— start of SOURCE MATERIAL —

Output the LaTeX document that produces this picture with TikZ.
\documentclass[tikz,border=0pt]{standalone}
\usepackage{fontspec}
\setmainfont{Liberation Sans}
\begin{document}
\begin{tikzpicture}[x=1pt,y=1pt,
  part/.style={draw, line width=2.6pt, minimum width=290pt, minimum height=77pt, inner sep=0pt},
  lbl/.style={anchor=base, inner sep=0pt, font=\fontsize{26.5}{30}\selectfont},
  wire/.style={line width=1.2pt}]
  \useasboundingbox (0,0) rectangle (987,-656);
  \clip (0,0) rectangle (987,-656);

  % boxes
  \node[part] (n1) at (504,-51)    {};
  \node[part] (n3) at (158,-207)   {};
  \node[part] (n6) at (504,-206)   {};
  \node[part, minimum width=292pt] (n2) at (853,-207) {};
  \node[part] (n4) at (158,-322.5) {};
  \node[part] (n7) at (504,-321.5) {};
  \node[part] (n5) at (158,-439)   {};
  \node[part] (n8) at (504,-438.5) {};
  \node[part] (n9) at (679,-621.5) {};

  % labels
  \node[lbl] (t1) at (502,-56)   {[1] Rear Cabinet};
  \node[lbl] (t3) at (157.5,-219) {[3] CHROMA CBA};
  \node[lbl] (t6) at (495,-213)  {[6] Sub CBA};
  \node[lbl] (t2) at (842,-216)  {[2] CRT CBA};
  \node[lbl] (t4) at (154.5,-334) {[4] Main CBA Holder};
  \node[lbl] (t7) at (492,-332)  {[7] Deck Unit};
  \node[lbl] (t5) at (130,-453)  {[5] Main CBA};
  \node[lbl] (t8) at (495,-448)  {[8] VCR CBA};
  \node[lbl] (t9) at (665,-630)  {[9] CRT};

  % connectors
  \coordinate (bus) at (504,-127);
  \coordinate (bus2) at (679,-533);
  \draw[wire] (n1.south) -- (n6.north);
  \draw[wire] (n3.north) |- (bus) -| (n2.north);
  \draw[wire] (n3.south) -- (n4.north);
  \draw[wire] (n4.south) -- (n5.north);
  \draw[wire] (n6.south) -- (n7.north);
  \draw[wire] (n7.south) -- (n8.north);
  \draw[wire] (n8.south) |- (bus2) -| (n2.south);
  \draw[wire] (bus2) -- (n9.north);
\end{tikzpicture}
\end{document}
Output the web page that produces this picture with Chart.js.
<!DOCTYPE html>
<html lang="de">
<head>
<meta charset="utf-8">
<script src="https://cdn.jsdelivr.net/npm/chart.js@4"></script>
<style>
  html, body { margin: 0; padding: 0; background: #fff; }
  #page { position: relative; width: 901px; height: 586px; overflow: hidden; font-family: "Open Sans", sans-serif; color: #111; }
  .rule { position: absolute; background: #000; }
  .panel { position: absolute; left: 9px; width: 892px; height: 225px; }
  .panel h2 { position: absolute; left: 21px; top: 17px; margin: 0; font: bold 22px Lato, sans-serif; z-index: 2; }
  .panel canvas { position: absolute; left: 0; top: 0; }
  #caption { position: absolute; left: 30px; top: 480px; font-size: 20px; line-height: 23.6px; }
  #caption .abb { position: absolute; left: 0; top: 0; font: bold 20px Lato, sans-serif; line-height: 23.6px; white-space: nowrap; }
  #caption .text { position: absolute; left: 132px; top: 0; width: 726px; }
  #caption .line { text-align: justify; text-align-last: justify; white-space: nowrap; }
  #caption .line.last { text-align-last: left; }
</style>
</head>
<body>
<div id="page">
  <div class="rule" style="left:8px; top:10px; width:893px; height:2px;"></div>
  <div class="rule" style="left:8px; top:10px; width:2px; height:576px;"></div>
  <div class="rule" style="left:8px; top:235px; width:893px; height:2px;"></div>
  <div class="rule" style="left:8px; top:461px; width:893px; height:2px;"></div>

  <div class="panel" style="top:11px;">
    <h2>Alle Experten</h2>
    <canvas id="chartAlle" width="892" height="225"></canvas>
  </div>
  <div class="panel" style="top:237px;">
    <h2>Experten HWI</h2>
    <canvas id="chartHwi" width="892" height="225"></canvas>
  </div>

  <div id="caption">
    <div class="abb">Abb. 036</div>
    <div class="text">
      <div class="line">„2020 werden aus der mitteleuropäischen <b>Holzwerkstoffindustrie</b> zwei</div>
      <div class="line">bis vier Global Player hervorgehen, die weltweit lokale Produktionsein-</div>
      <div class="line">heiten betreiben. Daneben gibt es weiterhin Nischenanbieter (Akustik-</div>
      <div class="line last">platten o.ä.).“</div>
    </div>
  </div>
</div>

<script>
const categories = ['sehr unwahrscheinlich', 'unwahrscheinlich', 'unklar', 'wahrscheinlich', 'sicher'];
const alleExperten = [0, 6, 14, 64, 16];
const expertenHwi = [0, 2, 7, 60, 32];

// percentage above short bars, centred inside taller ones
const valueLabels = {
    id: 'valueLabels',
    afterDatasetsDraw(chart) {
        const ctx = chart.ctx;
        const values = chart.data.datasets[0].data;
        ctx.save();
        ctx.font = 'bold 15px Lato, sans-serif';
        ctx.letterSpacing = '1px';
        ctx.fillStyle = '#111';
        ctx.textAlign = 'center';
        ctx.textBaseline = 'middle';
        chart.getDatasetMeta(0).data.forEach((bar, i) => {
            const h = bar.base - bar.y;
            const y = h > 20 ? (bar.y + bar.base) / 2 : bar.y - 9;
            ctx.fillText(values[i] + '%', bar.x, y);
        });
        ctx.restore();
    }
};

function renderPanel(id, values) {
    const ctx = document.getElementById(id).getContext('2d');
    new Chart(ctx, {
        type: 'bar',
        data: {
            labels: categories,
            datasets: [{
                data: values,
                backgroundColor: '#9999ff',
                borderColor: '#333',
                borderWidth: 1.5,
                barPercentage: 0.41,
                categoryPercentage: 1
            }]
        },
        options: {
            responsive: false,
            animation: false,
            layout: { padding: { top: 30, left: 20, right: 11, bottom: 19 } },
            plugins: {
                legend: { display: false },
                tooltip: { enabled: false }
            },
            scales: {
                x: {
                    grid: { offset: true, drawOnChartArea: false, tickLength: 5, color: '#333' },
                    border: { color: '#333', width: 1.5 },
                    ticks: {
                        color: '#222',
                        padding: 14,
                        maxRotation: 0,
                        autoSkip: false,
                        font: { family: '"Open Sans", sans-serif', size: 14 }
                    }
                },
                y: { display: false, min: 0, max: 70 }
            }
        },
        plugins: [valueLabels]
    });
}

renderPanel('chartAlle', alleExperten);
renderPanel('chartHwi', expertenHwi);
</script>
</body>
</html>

— end of SOURCE MATERIAL —

EXERCISE REQUIREMENTS =
Send back all of the entries exactly, with nothing missing.

EXERCISE SOLUTION =
Output the LaTeX document that produces this picture with TikZ.
\documentclass[tikz,border=0pt]{standalone}
\usepackage{fontspec}
\setmainfont{Liberation Sans}
\begin{document}
\begin{tikzpicture}[x=1pt,y=1pt,
  part/.style={draw, line width=2.6pt, minimum width=290pt, minimum height=77pt, inner sep=0pt},
  lbl/.style={anchor=base, inner sep=0pt, font=\fontsize{26.5}{30}\selectfont},
  wire/.style={line width=1.2pt}]
  \useasboundingbox (0,0) rectangle (987,-656);
  \clip (0,0) rectangle (987,-656);

  % boxes
  \node[part] (n1) at (504,-51)    {};
  \node[part] (n3) at (158,-207)   {};
  \node[part] (n6) at (504,-206)   {};
  \node[part, minimum width=292pt] (n2) at (853,-207) {};
  \node[part] (n4) at (158,-322.5) {};
  \node[part] (n7) at (504,-321.5) {};
  \node[part] (n5) at (158,-439)   {};
  \node[part] (n8) at (504,-438.5) {};
  \node[part] (n9) at (679,-621.5) {};

  % labels
  \node[lbl] (t1) at (502,-56)   {[1] Rear Cabinet};
  \node[lbl] (t3) at (157.5,-219) {[3] CHROMA CBA};
  \node[lbl] (t6) at (495,-213)  {[6] Sub CBA};
  \node[lbl] (t2) at (842,-216)  {[2] CRT CBA};
  \node[lbl] (t4) at (154.5,-334) {[4] Main CBA Holder};
  \node[lbl] (t7) at (492,-332)  {[7] Deck Unit};
  \node[lbl] (t5) at (130,-453)  {[5] Main CBA};
  \node[lbl] (t8) at (495,-448)  {[8] VCR CBA};
  \node[lbl] (t9) at (665,-630)  {[9] CRT};

  % connectors
  \coordinate (bus) at (504,-127);
  \coordinate (bus2) at (679,-533);
  \draw[wire] (n1.south) -- (n6.north);
  \draw[wire] (n3.north) |- (bus) -| (n2.north);
  \draw[wire] (n3.south) -- (n4.north);
  \draw[wire] (n4.south) -- (n5.north);
  \draw[wire] (n6.south) -- (n7.north);
  \draw[wire] (n7.south) -- (n8.north);
  \draw[wire] (n8.south) |- (bus2) -| (n2.south);
  \draw[wire] (bus2) -- (n9.north);
\end{tikzpicture}
\end{document}
Output the web page that produces this picture with Chart.js.
<!DOCTYPE html>
<html lang="de">
<head>
<meta charset="utf-8">
<script src="https://cdn.jsdelivr.net/npm/chart.js@4"></script>
<style>
  html, body { margin: 0; padding: 0; background: #fff; }
  #page { position: relative; width: 901px; height: 586px; overflow: hidden; font-family: "Open Sans", sans-serif; color: #111; }
  .rule { position: absolute; background: #000; }
  .panel { position: absolute; left: 9px; width: 892px; height: 225px; }
  .panel h2 { position: absolute; left: 21px; top: 17px; margin: 0; font: bold 22px Lato, sans-serif; z-index: 2; }
  .panel canvas { position: absolute; left: 0; top: 0; }
  #caption { position: absolute; left: 30px; top: 480px; font-size: 20px; line-height: 23.6px; }
  #caption .abb { position: absolute; left: 0; top: 0; font: bold 20px Lato, sans-serif; line-height: 23.6px; white-space: nowrap; }
  #caption .text { position: absolute; left: 132px; top: 0; width: 726px; }
  #caption .line { text-align: justify; text-align-last: justify; white-space: nowrap; }
  #caption .line.last { text-align-last: left; }
</style>
</head>
<body>
<div id="page">
  <div class="rule" style="left:8px; top:10px; width:893px; height:2px;"></div>
  <div class="rule" style="left:8px; top:10px; width:2px; height:576px;"></div>
  <div class="rule" style="left:8px; top:235px; width:893px; height:2px;"></div>
  <div class="rule" style="left:8px; top:461px; width:893px; height:2px;"></div>

  <div class="panel" style="top:11px;">
    <h2>Alle Experten</h2>
    <canvas id="chartAlle" width="892" height="225"></canvas>
  </div>
  <div class="panel" style="top:237px;">
    <h2>Experten HWI</h2>
    <canvas id="chartHwi" width="892" height="225"></canvas>
  </div>

  <div id="caption">
    <div class="abb">Abb. 036</div>
    <div class="text">
      <div class="line">„2020 werden aus der mitteleuropäischen <b>Holzwerkstoffindustrie</b> zwei</div>
      <div class="line">bis vier Global Player hervorgehen, die weltweit lokale Produktionsein-</div>
      <div class="line">heiten betreiben. Daneben gibt es weiterhin Nischenanbieter (Akustik-</div>
      <div class="line last">platten o.ä.).“</div>
    </div>
  </div>
</div>

<script>
const categories = ['sehr unwahrscheinlich', 'unwahrscheinlich', 'unklar', 'wahrscheinlich', 'sicher'];
const alleExperten = [0, 6, 14, 64, 16];
const expertenHwi = [0, 2, 7, 60, 32];

// percentage above short bars, centred inside taller ones
const valueLabels = {
    id: 'valueLabels',
    afterDatasetsDraw(chart) {
        const ctx = chart.ctx;
        const values = chart.data.datasets[0].data;
        ctx.save();
        ctx.font = 'bold 15px Lato, sans-serif';
        ctx.letterSpacing = '1px';
        ctx.fillStyle = '#111';
        ctx.textAlign = 'center';
        ctx.textBaseline = 'middle';
        chart.getDatasetMeta(0).data.forEach((bar, i) => {
            const h = bar.base - bar.y;
            const y = h > 20 ? (bar.y + bar.base) / 2 : bar.y - 9;
            ctx.fillText(values[i] + '%', bar.x, y);
        });
        ctx.restore();
    }
};

function renderPanel(id, values) {
    const ctx = document.getElementById(id).getContext('2d');
    new Chart(ctx, {
        type: 'bar',
        data: {
            labels: categories,
            datasets: [{
                data: values,
                backgroundColor: '#9999ff',
                borderColor: '#333',
                borderWidth: 1.5,
                barPercentage: 0.41,
                categoryPercentage: 1
            }]
        },
        options: {
            responsive: false,
            animation: false,
            layout: { padding: { top: 30, left: 20, right: 11, bottom: 19 } },
            plugins: {
                legend: { display: false },
                tooltip: { enabled: false }
            },
            scales: {
                x: {
                    grid: { offset: true, drawOnChartArea: false, tickLength: 5, color: '#333' },
                    border: { color: '#333', width: 1.5 },
                    ticks: {
                        color: '#222',
                        padding: 14,
                        maxRotation: 0,
                        autoSkip: false,
                        font: { family: '"Open Sans", sans-serif', size: 14 }
                    }
                },
                y: { display: false, min: 0, max: 70 }
            }
        },
        plugins: [valueLabels]
    });
}

renderPanel('chartAlle', alleExperten);
renderPanel('chartHwi', expertenHwi);
</script>
</body>
</html>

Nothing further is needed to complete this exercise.